GIVEN TASK: Only the lines from the start of the data to the line containing "import plotly.graph_objects as go", both included, should be output, exactly and without pictures.

Code that draws figures
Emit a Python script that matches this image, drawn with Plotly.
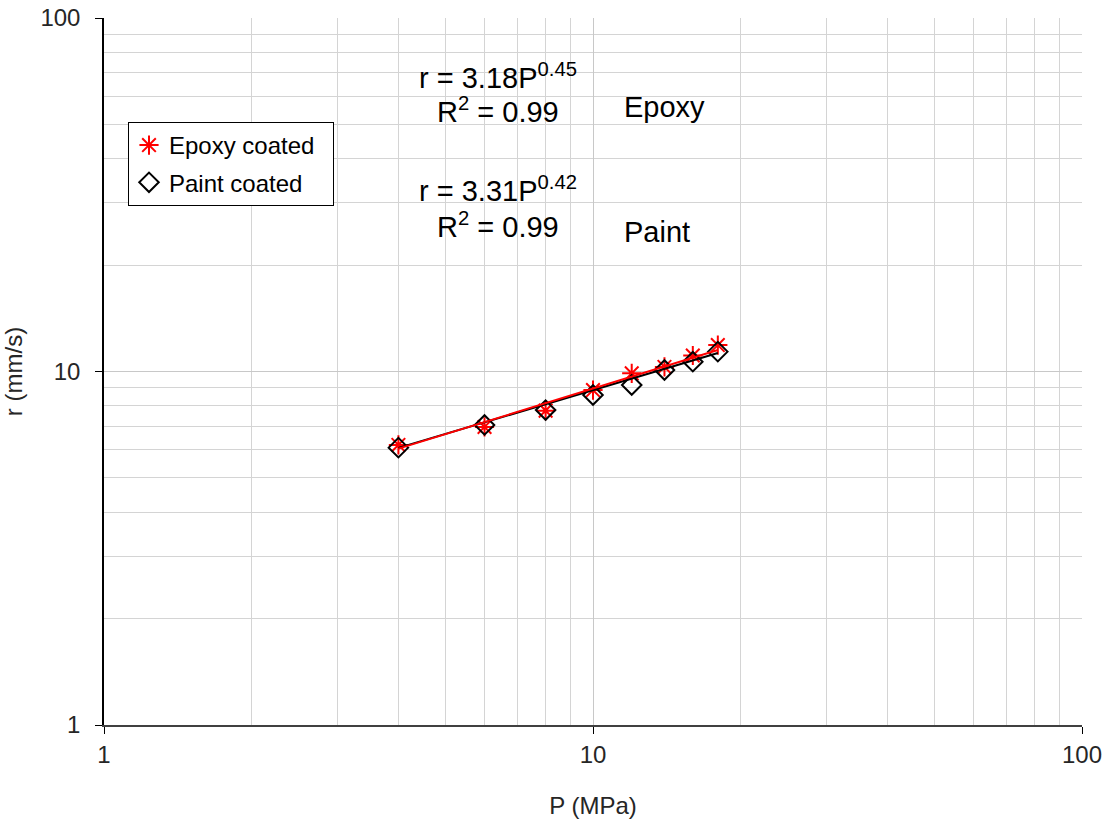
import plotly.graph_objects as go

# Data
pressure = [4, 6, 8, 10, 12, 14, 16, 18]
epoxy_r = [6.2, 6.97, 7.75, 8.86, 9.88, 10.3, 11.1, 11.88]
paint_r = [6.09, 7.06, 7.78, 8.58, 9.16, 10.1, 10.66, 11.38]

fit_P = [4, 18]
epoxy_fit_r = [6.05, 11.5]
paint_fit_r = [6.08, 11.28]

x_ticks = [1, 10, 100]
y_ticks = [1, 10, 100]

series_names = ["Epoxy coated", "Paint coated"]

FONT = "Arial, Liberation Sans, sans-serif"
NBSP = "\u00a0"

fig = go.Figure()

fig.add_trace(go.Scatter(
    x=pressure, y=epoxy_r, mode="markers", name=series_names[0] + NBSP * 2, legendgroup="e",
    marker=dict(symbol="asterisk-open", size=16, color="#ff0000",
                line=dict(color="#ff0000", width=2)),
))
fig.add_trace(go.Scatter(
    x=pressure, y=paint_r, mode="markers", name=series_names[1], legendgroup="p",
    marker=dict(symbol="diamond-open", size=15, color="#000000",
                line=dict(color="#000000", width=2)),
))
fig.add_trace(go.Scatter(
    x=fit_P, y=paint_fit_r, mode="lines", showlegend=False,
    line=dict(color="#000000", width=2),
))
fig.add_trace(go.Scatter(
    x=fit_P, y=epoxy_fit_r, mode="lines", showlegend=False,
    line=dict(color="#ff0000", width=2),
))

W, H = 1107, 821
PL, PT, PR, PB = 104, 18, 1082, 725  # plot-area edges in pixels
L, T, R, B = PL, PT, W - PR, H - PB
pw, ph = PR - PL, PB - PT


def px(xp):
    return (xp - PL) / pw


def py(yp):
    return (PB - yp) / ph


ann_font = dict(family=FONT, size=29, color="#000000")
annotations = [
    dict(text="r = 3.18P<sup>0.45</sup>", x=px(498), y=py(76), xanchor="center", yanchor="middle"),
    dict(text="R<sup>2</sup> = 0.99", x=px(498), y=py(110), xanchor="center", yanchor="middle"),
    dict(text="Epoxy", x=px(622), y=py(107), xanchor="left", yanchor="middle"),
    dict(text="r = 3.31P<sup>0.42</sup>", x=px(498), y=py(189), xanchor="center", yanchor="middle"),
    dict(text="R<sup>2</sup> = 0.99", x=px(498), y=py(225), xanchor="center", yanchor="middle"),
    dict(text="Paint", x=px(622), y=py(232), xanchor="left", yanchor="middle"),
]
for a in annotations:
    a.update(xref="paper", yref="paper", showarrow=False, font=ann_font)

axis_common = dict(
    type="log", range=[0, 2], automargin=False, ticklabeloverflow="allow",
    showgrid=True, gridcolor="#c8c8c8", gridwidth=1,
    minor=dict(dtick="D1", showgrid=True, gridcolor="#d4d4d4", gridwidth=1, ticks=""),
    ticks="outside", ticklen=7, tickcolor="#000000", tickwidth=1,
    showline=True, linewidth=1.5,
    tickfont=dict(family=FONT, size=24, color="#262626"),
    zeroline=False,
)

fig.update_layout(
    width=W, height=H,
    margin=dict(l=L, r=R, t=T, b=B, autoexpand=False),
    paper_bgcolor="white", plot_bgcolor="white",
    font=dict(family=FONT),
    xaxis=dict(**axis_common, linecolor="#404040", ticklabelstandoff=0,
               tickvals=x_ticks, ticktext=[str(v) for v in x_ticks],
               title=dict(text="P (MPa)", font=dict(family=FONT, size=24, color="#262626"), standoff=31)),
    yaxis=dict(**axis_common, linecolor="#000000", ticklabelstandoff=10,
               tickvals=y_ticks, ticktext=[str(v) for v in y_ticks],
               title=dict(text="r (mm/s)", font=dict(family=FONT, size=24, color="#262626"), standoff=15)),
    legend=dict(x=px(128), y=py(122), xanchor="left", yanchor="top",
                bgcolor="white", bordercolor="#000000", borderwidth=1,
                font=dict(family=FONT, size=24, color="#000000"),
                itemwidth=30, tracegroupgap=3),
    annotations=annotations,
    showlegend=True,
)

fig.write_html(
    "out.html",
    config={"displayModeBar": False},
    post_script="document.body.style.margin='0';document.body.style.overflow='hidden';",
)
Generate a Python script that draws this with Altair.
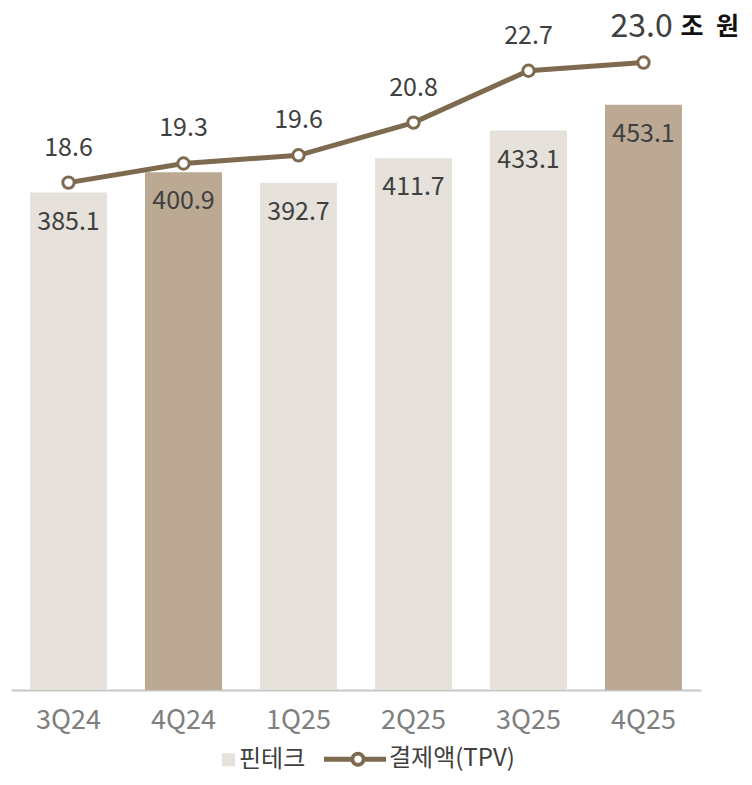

THE RESULT:
Emit a Python script that matches this image, drawn with Plotly.
import plotly.graph_objects as go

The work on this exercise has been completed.